Agave handles all five tasks in a single integrated Rust process. Firedancer splits them across separate processes that communicate through shared memory rings, a design borrowed from high-performance networking systems. Each component runs as a "tile" pinned to a specific CPU core, with its own memory region and no global locks. The transaction ingestion tile reads packets directly from the network card without copying them through the kernel, the verification tile uses SIMD instructions to check thousands of Ed25519 signatures per millisecond, and the execution tile keeps a hot cache of recently-touched accounts to avoid disk reads.
The result is that a Firedancer validator running on commodity datacenter hardware can sustain throughput that Agave physically cannot match, because Agave's design forces too much memory contention and too many system calls. In internal benchmarks (later confirmed by third parties on devnet), Firedancer demonstrated sustained signature verification rates above 1 million per second on a single 64-core machine, the rough ballpark needed to hit the protocol's headline TPS target.
Firedancer architecture: the five tiles
Kernel-bypass UDP ingestion via XDP, reads QUIC packets directly off the network card.
SIMD-accelerated Ed25519 signature verification, parallelized across cores.

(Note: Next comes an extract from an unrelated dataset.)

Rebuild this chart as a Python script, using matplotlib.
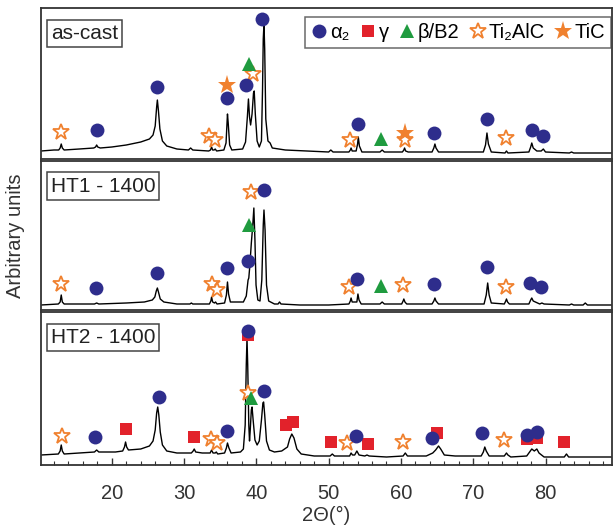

Filters duplicate transactions using a bloom filter to avoid wasted work downstream.
Orders transactions inside a block, packing them efficiently while respecting compute budgets.
Encodes the block into Turbine shreds and broadcasts them to the rest of the network.
The shared-memory ring approach has one massive advantage for security: if a single tile crashes, the others can keep running and the validator stays online while the broken component is restarted. In Agave, a panic in any sub-system can take down the whole process. The downside is complexity. Operators have to tune each tile's CPU affinity and memory layout, which is not the kind of work most Solana stakers want to do.
Frankendancer: the hybrid that bridged Agave and Firedancer
Building a full validator client is hard. Building one that produces blocks correctly under live mainnet adversarial conditions is harder still. Jump Crypto's pragmatic answer was Frankendancer, a hybrid that combines the well-tested networking, consensus and runtime code from Agave with the new high-performance block-production pipeline from Firedancer.
Frankendancer was released in 2024 as the first stepping stone. Validators could opt in to running it on mainnet, gaining the block-production speed of Firedancer's pack and shred tiles while still relying on Agave for consensus voting and the full Solana Virtual Machine execution layer. Because Frankendancer used Agave's battle-tested consensus code, the risk of taking down the chain was negligible. Validators who ran it reported lower CPU usage during leader slots and slightly higher transaction-inclusion rates.
By late 2025, roughly 15% of Solana stake was running Frankendancer. Those operators became the de facto beta testers for the block-production pipeline that would eventually graduate into the full Firedancer client. When the full Firedancer mainnet launch arrived in May 2026, the hybrid path meant Jump Crypto already had real-world performance data on the most novel parts of the codebase, derisking the cutover considerably.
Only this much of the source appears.